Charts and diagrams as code

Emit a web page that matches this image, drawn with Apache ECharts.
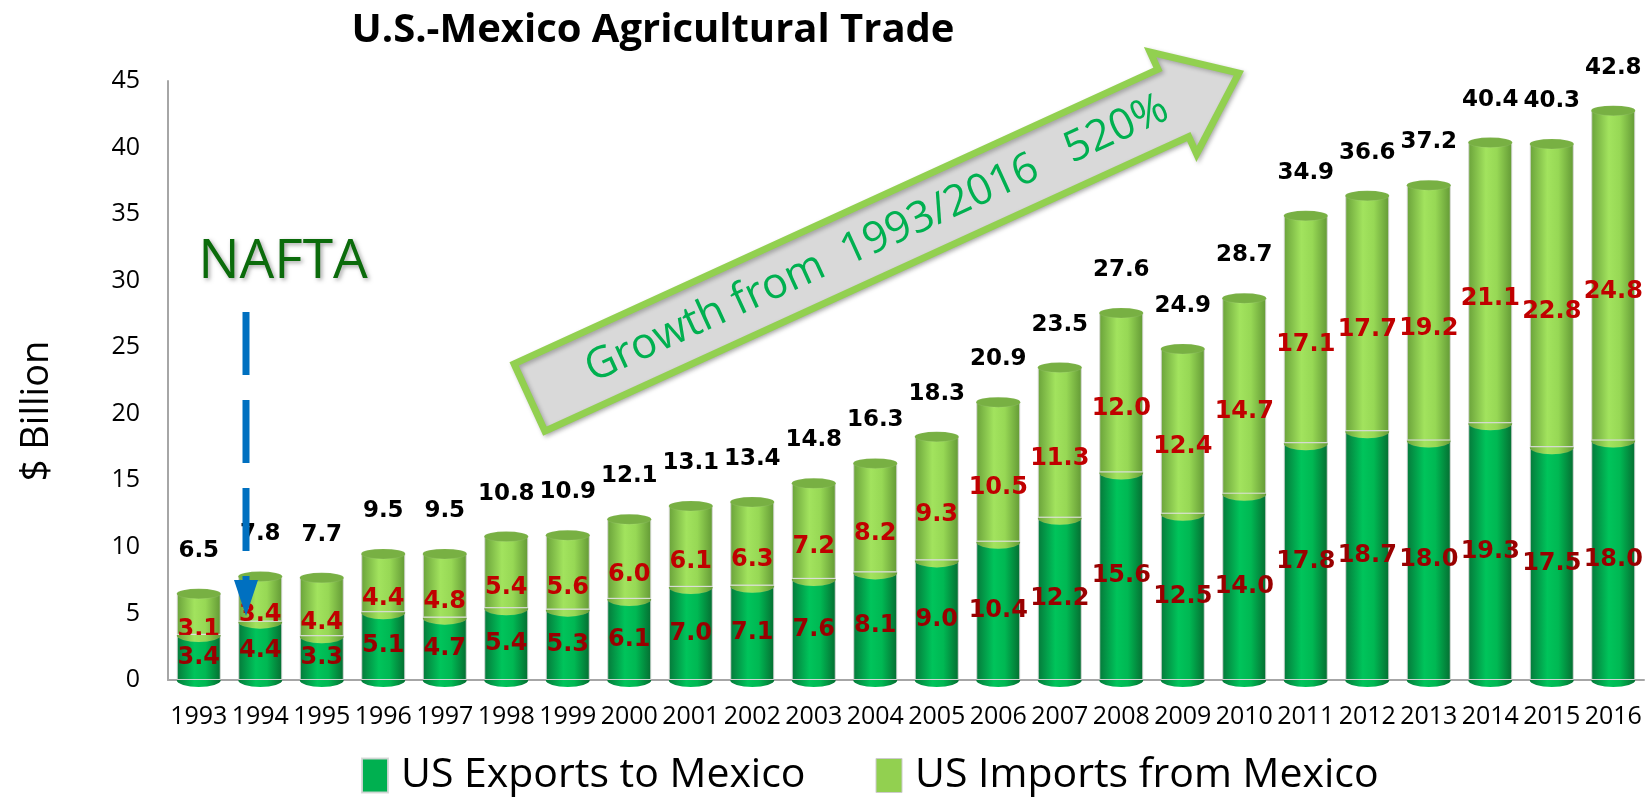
<!DOCTYPE html>
<html>
<head>
<meta charset="utf-8">
<script src="https://cdn.jsdelivr.net/npm/echarts@6/dist/echarts.min.js"></script>
<style>
html,body{margin:0;padding:0;background:#ffffff;}
#chart{width:1652px;height:800px;}
</style>
</head>
<body>
<div id="chart"></div>
<script>
// ---- data ----
const years = ['1993','1994','1995','1996','1997','1998','1999','2000','2001','2002','2003','2004',
               '2005','2006','2007','2008','2009','2010','2011','2012','2013','2014','2015','2016'];
const exportsToMexico = [3.4,4.4,3.3,5.1,4.7,5.4,5.3,6.1,7.0,7.1,7.6,8.1,9.0,10.4,12.2,15.6,12.5,14.0,17.8,18.7,18.0,19.3,17.5,18.0];
const importsFromMexico = [3.1,3.4,4.4,4.4,4.8,5.4,5.6,6.0,6.1,6.3,7.2,8.2,9.3,10.5,11.3,12.0,12.4,14.7,17.1,17.7,19.2,21.1,22.8,24.8];
const totalTrade = [6.5,7.8,7.7,9.5,9.5,10.8,10.9,12.1,13.1,13.4,14.8,16.3,18.3,20.9,23.5,27.6,24.9,28.7,34.9,36.6,37.2,40.4,40.3,42.8];
const yMin = 0, yMax = 45, yStep = 5;

// ---- derived ----
const stackTop = exportsToMexico.map((v, i) => +(v + importsFromMexico[i]).toFixed(1));

const BW = 44;
const FONT = "'Open Sans', 'Noto Sans', sans-serif";
const LABEL_FONT = "'DejaVu Sans', Verdana, sans-serif";

const exportGrad = new echarts.graphic.LinearGradient(0, 0, 1, 0, [
  {offset: 0, color: '#05793a'}, {offset: 0.4, color: '#00c45b'},
  {offset: 0.65, color: '#00b853'}, {offset: 1, color: '#056d31'}]);
const importGrad = new echarts.graphic.LinearGradient(0, 0, 1, 0, [
  {offset: 0, color: '#6aa23a'}, {offset: 0.4, color: '#a2e35e'},
  {offset: 0.65, color: '#97d855'}, {offset: 1, color: '#639935'}]);
const halfEllipse = 'path://M0,0 A20,4 0 0 0 40,0 Z';

const chart = echarts.init(document.getElementById('chart'));

const option = {
  backgroundColor: '#ffffff',
  animation: false,
  title: {
    text: 'U.S.-Mexico Agricultural Trade',
    left: 648, top: 6, textAlign: 'center',
    textStyle: {fontFamily: FONT, fontWeight: 'bold', fontSize: 40, color: '#000'}
  },
  legend: {
    left: 356, top: 750,
    itemWidth: 26, itemHeight: 34, itemGap: 70,
    icon: 'rect',
    textStyle: {fontFamily: FONT, fontSize: 41, color: '#000', padding: [0, 0, 0, 8]},
    data: [
      {name: 'US Exports to Mexico', itemStyle: {color: '#00B050'}},
      {name: 'US Imports from Mexico', itemStyle: {color: '#92D050', borderColor: '#cccccc', borderWidth: 1}}
    ]
  },
  grid: {left: 168, right: 8, top: 81, bottom: 120},
  xAxis: {
    type: 'category', data: years,
    axisLine: {lineStyle: {color: '#A6A6A6', width: 2}},
    axisTick: {show: false},
    axisLabel: {interval: 0, fontFamily: FONT, fontSize: 25, color: '#000', margin: 24}
  },
  yAxis: {
    type: 'value', min: yMin, max: yMax, interval: yStep,
    axisLine: {show: true, lineStyle: {color: '#A6A6A6', width: 2}},
    axisTick: {show: false},
    splitLine: {show: false},
    axisLabel: {fontFamily: FONT, fontSize: 25, color: '#000', margin: 28}
  },
  series: [
    {
      name: 'US Exports to Mexico', type: 'bar', stack: 'trade', barWidth: BW,
      data: exportsToMexico,
      itemStyle: {color: exportGrad, borderColor: 'rgba(215,215,215,0.9)', borderWidth: 1},
      label: {show: true, position: 'inside', color: '#990000', fontFamily: LABEL_FONT,
              fontWeight: 'bold', fontSize: 24, formatter: p => p.value.toFixed(1)},
      z: 2
    },
    {
      name: 'US Imports from Mexico', type: 'bar', stack: 'trade', barWidth: BW,
      data: importsFromMexico,
      itemStyle: {color: importGrad, borderColor: 'rgba(215,215,215,0.9)', borderWidth: 1},
      label: {show: true, position: 'inside', offset: [0, 16], color: '#C00000', fontFamily: LABEL_FONT,
              fontWeight: 'bold', fontSize: 24, formatter: p => p.value.toFixed(1)},
      z: 2
    },
    {
      name: 'seam', type: 'pictorialBar', barGap: '-100%', symbol: halfEllipse,
      symbolSize: [BW, 7], symbolPosition: 'end',
      data: exportsToMexico,
      itemStyle: {color: importGrad, borderColor: 'rgba(235,235,235,0.9)', borderWidth: 1},
      silent: true, z: 3
    },
    {
      name: 'base', type: 'pictorialBar', barGap: '-100%', symbol: halfEllipse,
      symbolSize: [BW, 7], symbolPosition: 'start', symbolOffset: [0, '100%'],
      data: exportsToMexico,
      itemStyle: {color: exportGrad},
      silent: true, z: 1
    },
    {
      name: 'cap', type: 'pictorialBar', barGap: '-100%', symbol: 'circle',
      symbolSize: [BW, 10], symbolPosition: 'end', symbolOffset: [0, '-50%'],
      data: stackTop,
      itemStyle: {color: '#78b043', borderColor: '#dadada', borderWidth: 1.5},
      label: {show: true, position: 'top', distance: 26, color: '#000', fontFamily: LABEL_FONT,
              fontWeight: 'bold', fontSize: 23, formatter: p => totalTrade[p.dataIndex].toFixed(1)},
      silent: true, z: 4
    }
  ],
  graphic: [
    // y-axis title
    {
      type: 'text', x: 37, y: 411, rotation: Math.PI / 2, z: 10,
      style: {text: '$ Billion', fill: '#000', font: "38px 'Open Sans', sans-serif",
              textAlign: 'center', textVerticalAlign: 'middle'}
    },
    // growth arrow (annotation)
    {
      type: 'polygon', x: 529.5, y: 397.5, rotation: 24.58 * Math.PI / 180, z: 50,
      shape: {points: [[0,-37],[708,-37],[708,-56],[780,0],[708,56],[708,37],[0,37]]},
      style: {fill: '#D9D9D9', stroke: '#92D050', lineWidth: 7, lineJoin: 'miter',
              shadowBlur: 4, shadowColor: 'rgba(0,0,0,0.25)', shadowOffsetX: 2, shadowOffsetY: 2}
    },
    {
      type: 'text', x: 877, y: 239, rotation: 24.58 * Math.PI / 180, z: 51,
      style: {text: 'Growth from  1993/2016   520%', fill: '#00B050',
              font: "43px 'Open Sans', sans-serif", textAlign: 'center', textVerticalAlign: 'middle'}
    },
    // NAFTA annotation
    {
      type: 'text', x: 283, y: 262, z: 51,
      style: {text: 'NAFTA', fill: '#0B6B0B', font: "55px 'Open Sans', sans-serif",
              textAlign: 'center', textVerticalAlign: 'middle',
              textShadowBlur: 4, textShadowColor: 'rgba(0,0,0,0.35)', textShadowOffsetX: 2, textShadowOffsetY: 2}
    },
    {
      type: 'line', z: 51,
      shape: {x1: 246, y1: 312, x2: 246, y2: 598},
      style: {stroke: '#0070C0', lineWidth: 7, lineDash: [63, 25]}
    },
    {
      type: 'polygon', z: 52,
      shape: {points: [[234, 580], [258, 580], [246, 616]]},
      style: {fill: '#0070C0'}
    }
  ]
};

chart.setOption(option);
</script>
</body>
</html>
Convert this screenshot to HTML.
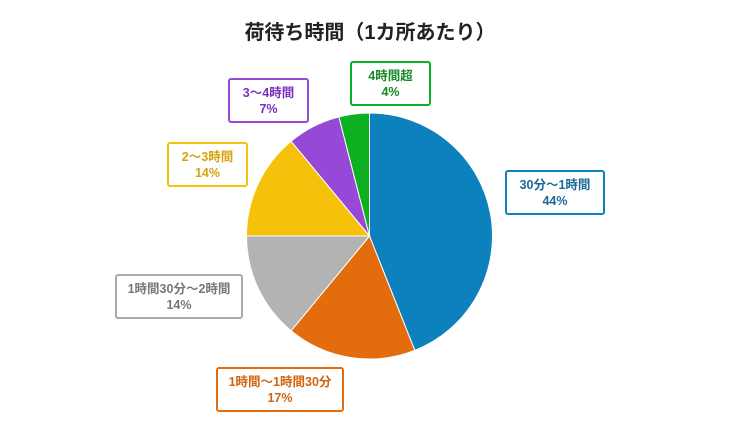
<!DOCTYPE html>
<html><head><meta charset="utf-8"><style>
body{margin:0;background:#fff;}
svg{display:block;font-family:"Liberation Sans","Noto Sans CJK JP",sans-serif;}
</style></head><body>
<svg id="c" width="750" height="431">
<rect width="750" height="431" fill="#fff"/>
<text x="370" y="39" text-anchor="middle" font-size="20" font-weight="bold" fill="#222">荷待ち時間（1カ所あたり）</text>
</svg>
<script>
const categories=["30分～1時間","1時間～1時間30分","1時間30分～2時間","2～3時間","3～4時間","4時間超"];
const values=[44,17,14,14,7,4];
const colors=["#0c81bd","#e36d0c","#b3b3b3","#f5c10a","#9649d6","#0cb020"];
const textColors=["#1a6a98","#d0650d","#777777","#d4a40a","#7a30c0","#178a25"];
const boxes=[[506,171,98],[217,368,126],[116,275,126],[168,143,79],[229,79,79],[351,62,79]];
const svg=document.getElementById('c');
const NS="http://www.w3.org/2000/svg";
const cx=369.5,cy=236,r=123;
const total=values.reduce((a,b)=>a+b,0);
let a0=-Math.PI/2;
values.forEach((v,i)=>{
  const a1=a0+v/total*2*Math.PI;
  const p=document.createElementNS(NS,'path');
  const x0=cx+r*Math.cos(a0),y0=cy+r*Math.sin(a0),x1=cx+r*Math.cos(a1),y1=cy+r*Math.sin(a1);
  const large=(a1-a0)>Math.PI?1:0;
  p.setAttribute('d',`M${cx},${cy}L${x0},${y0}A${r},${r} 0 ${large} 1 ${x1},${y1}Z`);
  p.setAttribute('fill',colors[i]);p.setAttribute('stroke','#fff');p.setAttribute('stroke-width','1');
  
  
  svg.appendChild(p);
  a0=a1;
});
values.forEach((v,i)=>{
  const [bx,by,bw]=boxes[i];
  const g=document.createElementNS(NS,'g');
  
  
  const rc=document.createElementNS(NS,'rect');
  rc.setAttribute('x',bx);rc.setAttribute('y',by);rc.setAttribute('width',bw);rc.setAttribute('height',43);
  rc.setAttribute('rx',2);rc.setAttribute('fill','#fff');rc.setAttribute('stroke',colors[i]==="#b3b3b3"?"#aaaaaa":colors[i]);rc.setAttribute('stroke-width',2);
  g.appendChild(rc);
  [categories[i],v+'%'].forEach((t,k)=>{
    const tx=document.createElementNS(NS,'text');
    tx.setAttribute('x',bx+bw/2);tx.setAttribute('y',by+18+k*16);
    tx.setAttribute('text-anchor','middle');tx.setAttribute('font-size','12.5');tx.setAttribute('font-weight','bold');
    tx.setAttribute('fill',textColors[i]);tx.textContent=t;
    g.appendChild(tx);
  });
  svg.appendChild(g);
});
</script>
</body></html>
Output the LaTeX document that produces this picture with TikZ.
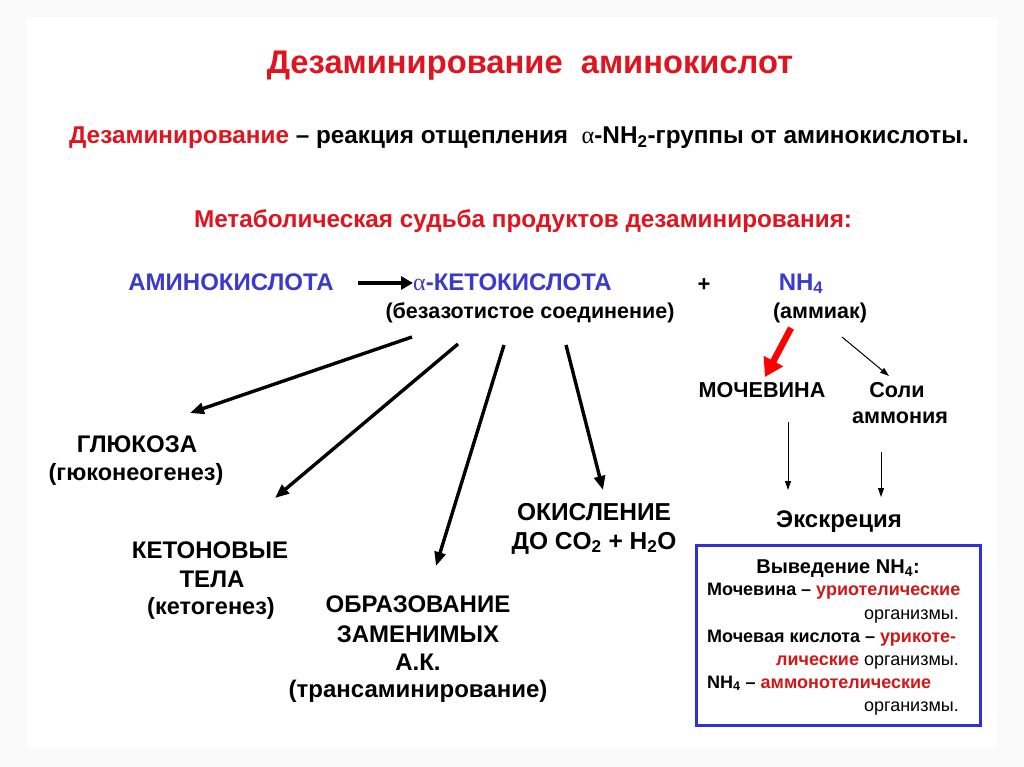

- **Task to complete**
Begin at the first line of the records and please reproduce every line exactly through the one containing "const yMin = 0, yMax = 45, yStep = 5;", leaving all pictures out.

- **Answer below**
Emit a web page that matches this image, drawn with Apache ECharts.
<!DOCTYPE html>
<html>
<head>
<meta charset="utf-8">
<script src="https://cdn.jsdelivr.net/npm/echarts@6/dist/echarts.min.js"></script>
<style>
html,body{margin:0;padding:0;background:#ffffff;}
#chart{width:1652px;height:800px;}
</style>
</head>
<body>
<div id="chart"></div>
<script>
// ---- data ----
const years = ['1993','1994','1995','1996','1997','1998','1999','2000','2001','2002','2003','2004',
               '2005','2006','2007','2008','2009','2010','2011','2012','2013','2014','2015','2016'];
const exportsToMexico = [3.4,4.4,3.3,5.1,4.7,5.4,5.3,6.1,7.0,7.1,7.6,8.1,9.0,10.4,12.2,15.6,12.5,14.0,17.8,18.7,18.0,19.3,17.5,18.0];
const importsFromMexico = [3.1,3.4,4.4,4.4,4.8,5.4,5.6,6.0,6.1,6.3,7.2,8.2,9.3,10.5,11.3,12.0,12.4,14.7,17.1,17.7,19.2,21.1,22.8,24.8];
const totalTrade = [6.5,7.8,7.7,9.5,9.5,10.8,10.9,12.1,13.1,13.4,14.8,16.3,18.3,20.9,23.5,27.6,24.9,28.7,34.9,36.6,37.2,40.4,40.3,42.8];
const yMin = 0, yMax = 45, yStep = 5;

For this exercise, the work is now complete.